А война была действительно на носу, ближе, чем думали мы и чем предполагал Сталин.
…В мартовском номере журнала «Октябрь» 1941 года состоялась наша первая публикация под названием «Стихи студентов Москвы». Гвоздем этой подборки была поэма «Самое такое» Михаила Кульчицкого. Скромное это событие было замечено и отмечено довольно большой рецензией в «Литературной газете». Автор рецензии – Аделина Адалис, опытная, умелая поэтесса. Наши стихи подверглись основательному разгрому. Особенно досталось Кульчицкому и мне. Однако «раздолб» оканчивался знаменательными словами: похоже, что в литературу вступает новое поколение. В этом было главное. Радовался Сельвинский, настойчиво «пробивавший» нашу подборку. Нас он называл «Могучей кучкой».
До начала войны оставалось чуть больше двух месяцев. В июне мы не встречались.
В первый день войны я мельком видел Мишу. Но это как в тумане. Больше не пришлось свидеться.
О жизни Миши до ухода в армию (кажется, это произошло в начале 1942 года) знаю отрывочно, с чужих слов.

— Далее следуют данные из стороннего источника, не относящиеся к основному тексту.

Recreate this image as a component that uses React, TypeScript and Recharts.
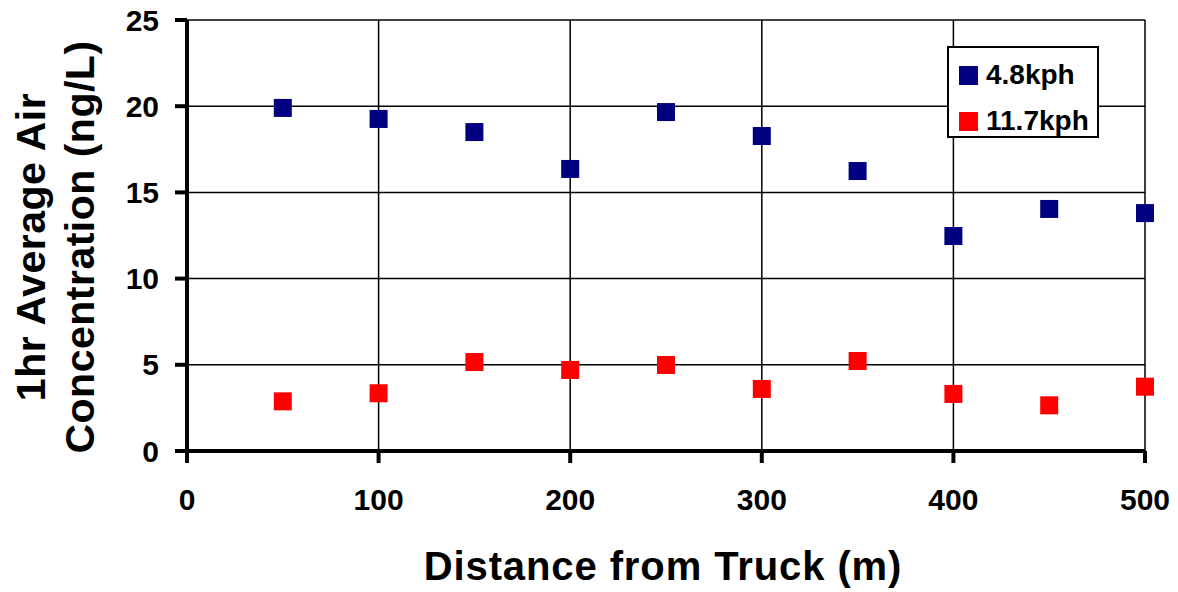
import React from 'react';
import { ScatterChart, Scatter, XAxis, YAxis, CartesianGrid, Label } from 'recharts';

const distances = [50, 100, 150, 200, 250, 300, 350, 400, 450, 500];
const slowValues = [19.9, 19.26, 18.5, 16.36, 19.66, 18.27, 16.24, 12.47, 14.04, 13.8];
const fastValues = [2.88, 3.35, 5.16, 4.7, 4.99, 3.6, 5.22, 3.31, 2.65, 3.73];
const xTicks = [0, 100, 200, 300, 400, 500];
const yTicks = [0, 5, 10, 15, 20, 25];

const slowData = distances.map((d, i) => ({ x: d, y: slowValues[i] }));
const fastData = distances.map((d, i) => ({ x: d, y: fastValues[i] }));

const FONT = '"Liberation Sans", Arial, sans-serif';

const SquareShape = (props: any) => {
    const { cx, cy, fill } = props;
    if (cx == null || cy == null) return null;
    return <rect x={cx - 9} y={cy - 9} width={18} height={18} fill={fill} />;
};

const LegendBox = () => (
    <div style={{
        position: 'absolute', left: 947, top: 46, width: 152, height: 92,
        border: '2px solid #000', background: '#fff', fontFamily: FONT,
        fontWeight: 'bold', fontSize: 28, color: '#000', boxSizing: 'border-box',
    }}>
        {[{ c: '#000080', t: '4.8kph', y: 13 }, { c: '#ff0000', t: '11.7kph', y: 59 }].map(e => (
            <div key={e.t} style={{ position: 'absolute', left: 10, top: e.y, display: 'flex', alignItems: 'center' }}>
                <div style={{ width: 19, height: 19, background: e.c, marginRight: 8 }} />
                <span style={{ lineHeight: '28px' }}>{e.t}</span>
            </div>
        ))}
    </div>
);

const titleStyle = { fontFamily: FONT, fontWeight: 'bold', fontSize: 41, letterSpacing: 0.5 } as const;

const YTitle = () => (
    <g>
        <text x={0} y={0} transform="translate(45, 247) rotate(-90)" textAnchor="middle"
            style={titleStyle} fill="#000">1hr Average Air</text>
        <text x={0} y={0} transform="translate(94, 247) rotate(-90)" textAnchor="middle"
            style={titleStyle} fill="#000">Concentration (ng/L)</text>
    </g>
);

const XTitle = () => (
    <text x={663} y={580} textAnchor="middle" fill="#000"
        style={{ fontFamily: FONT, fontWeight: 'bold', fontSize: 40, letterSpacing: 0.9 }}>
        Distance from Truck (m)
    </text>
);

export default function App() {
    return (
        <div style={{ position: 'absolute', left: 0, top: 0, width: 1178, height: 592, background: '#fff' }}>
            <ScatterChart width={1178} height={592} margin={{ top: 20, right: 33, left: 0, bottom: 0 }}>
                <CartesianGrid stroke="#000" strokeWidth={1.5} />
                <XAxis
                    type="number" dataKey="x" domain={[0, 500]} ticks={xTicks} height={141}
                    axisLine={{ stroke: '#000', strokeWidth: 4 }}
                    tickLine={{ stroke: '#000', strokeWidth: 4 }} tickSize={12}
                    tick={{ fill: '#000', fontFamily: FONT, fontWeight: 'bold', fontSize: 30, dy: 24 }}
                >
                    <Label content={<XTitle />} />
                </XAxis>
                <YAxis
                    type="number" dataKey="y" domain={[0, 25]} ticks={yTicks} width={187}
                    axisLine={{ stroke: '#000', strokeWidth: 4 }}
                    tickLine={{ stroke: '#000', strokeWidth: 4 }} tickSize={12}
                    tick={{ fill: '#000', fontFamily: FONT, fontWeight: 'bold', fontSize: 30, dx: -14 }}
                >
                    <Label content={<YTitle />} />
                </YAxis>
                <Scatter name="4.8kph" data={slowData} fill="#000080" shape={<SquareShape />} isAnimationActive={false} />
                <Scatter name="11.7kph" data={fastData} fill="#ff0000" shape={<SquareShape />} isAnimationActive={false} />
            </ScatterChart>
            <LegendBox />
        </div>
    );
}
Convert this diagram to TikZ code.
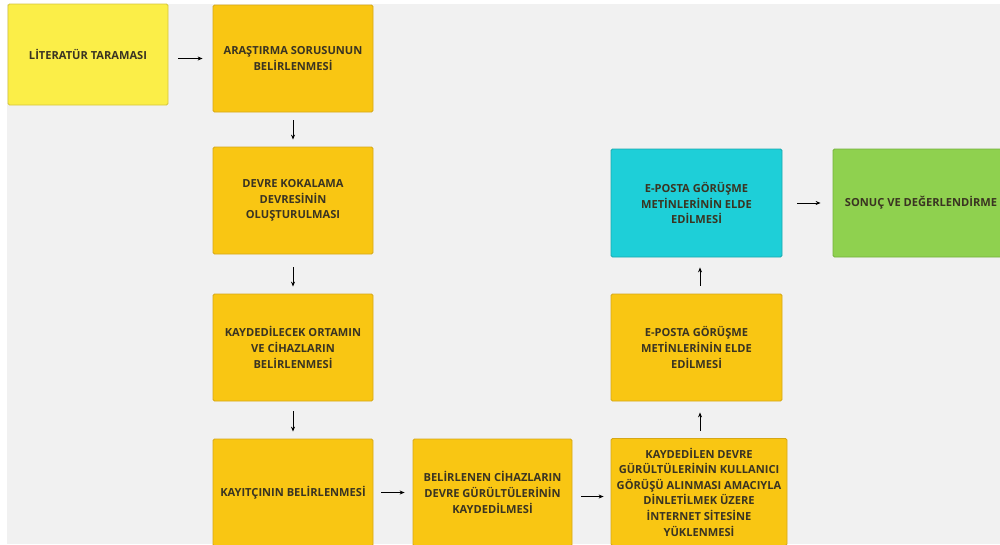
\documentclass[tikz,border=0pt]{standalone}
\usepackage{fontspec}
\setmainfont{Open Sans}
\usetikzlibrary{arrows.meta}
\definecolor{bg}{HTML}{F1F1F1}
\definecolor{lityel}{HTML}{FBEE48}
\definecolor{litbd}{HTML}{D6C63C}
\definecolor{orng}{HTML}{F9C613}
\definecolor{orbd}{HTML}{D6A716}
\definecolor{cyanb}{HTML}{1ECFD8}
\definecolor{cyanbd}{HTML}{1AA8AF}
\definecolor{grn}{HTML}{8FD14F}
\definecolor{grnbd}{HTML}{74B13C}
\definecolor{txt}{HTML}{3A3422}
\begin{document}
\begin{tikzpicture}[x=1pt,y=-1pt,
  box/.style={rectangle, rounded corners=1.5pt, line width=0.8pt, align=center,
    font=\bfseries\fontsize{11.1}{15.6}\selectfont, text=txt, inner sep=2pt},
  ybox/.style={box, fill=orng, draw=orbd, minimum width=160pt, minimum height=107pt},
  arr/.style={-{Stealth[length=5pt,width=4pt]}, line width=1pt, black}]
\useasboundingbox (0,0) rectangle (1000,544);
\clip (0,0) rectangle (1000,544);
\fill[white] (0,0) rectangle (1000,544);
\fill[bg] (7,4) rectangle (1000,544);

\node[box, fill=lityel, draw=litbd, minimum width=160pt, minimum height=101pt] (lit) at (88,54.5) {LİTERATÜR TARAMASI};
\node[ybox] (ara) at (293,58.5) {ARAŞTIRMA SORUSUNUN\\BELİRLENMESİ};
\node[ybox] (devre) at (293,200.5) {DEVRE KOKALAMA\\DEVRESİNİN\\OLUŞTURULMASI};
\node[ybox] (kayd) at (293,347.5) {KAYDEDİLECEK ORTAMIN\\VE CİHAZLARIN\\BELİRLENMESİ};
\node[ybox] (kayit) at (293,492.5) {KAYITÇININ BELİRLENMESİ};
\node[ybox, minimum width=159pt] (bel) at (492.5,492.5) {BELİRLENEN CİHAZLARIN\\DEVRE GÜRÜLTÜLERİNİN\\KAYDEDİLMESİ};
\node[ybox, minimum width=176pt] (kayded) at (699,492) {KAYDEDİLEN DEVRE\\GÜRÜLTÜLERİNİN KULLANICI\\GÖRÜŞÜ ALINMASI AMACIYLA\\DİNLETİLMEK ÜZERE\\İNTERNET SİTESİNE\\YÜKLENMESİ};
\node[ybox, minimum width=171pt] (epy) at (696.5,347.5) {E-POSTA GÖRÜŞME\\METİNLERİNİN ELDE\\EDİLMESİ};
\node[box, fill=cyanb, draw=cyanbd, minimum width=171pt, minimum height=108pt] (epc) at (696.5,203) {E-POSTA GÖRÜŞME\\METİNLERİNİN ELDE\\EDİLMESİ};
\node[box, fill=grn, draw=grnbd, minimum width=176pt, minimum height=108pt] (son) at (921,203) {SONUÇ VE DEĞERLENDİRME};

\draw[arr, shorten <=10pt, shorten >=10pt] (lit.east |- ara.west) -- (ara.west);
\draw[arr, shorten <=8pt, shorten >=7pt] (ara.south) -- (devre.north);
\draw[arr, shorten <=13pt, shorten >=7pt] (devre.south) -- (kayd.north);
\draw[arr, shorten <=10pt, shorten >=7pt] (kayd.south) -- (kayit.north);
\draw[arr, shorten <=8pt, shorten >=8pt] (kayit.east) -- (bel.west);
\draw[arr, shorten <=9pt, shorten >=7pt] ([yshift=-4pt]bel.east) -- ([yshift=-4pt]bel.east -| kayded.west);
\draw[arr, shorten <=7pt, shorten >=11pt] ([xshift=1pt]kayded.north) -- ([xshift=1pt]epy.south -| kayded.north);
\draw[arr, shorten <=8pt, shorten >=10pt] ([xshift=1pt]epy.north -| kayded.north) -- ([xshift=1pt]epc.south -| kayded.north);
\draw[arr, shorten <=15pt, shorten >=12pt] (epc.east |- son.west) -- (son.west);
\end{tikzpicture}
\end{document}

Вскоре после начала войны из литинститутцев был сформирован истребительный батальон, полувоенное формирование, в задачу которого входило то ли поддерживать порядок в городе, то ли ловить шпионов, то ли охранять важные объекты (знаю, что дежурили ночью на главном телеграфе), то ли (уже осенью) бороться с прорвавшимися в город танками противника. Батальон был плохо обучен, вооружен лишь бутылками с горючей смесью и был обречен на гибель. Но после стабилизации фронта под Москвой был по чьему-то мудрому решению распущен и студенты возвращены на учебу. В Москве оставались лишь несколько литинститутских профессоров – Асмус, Радциг, Шамбинаго, – с грехом пополам начали занятия.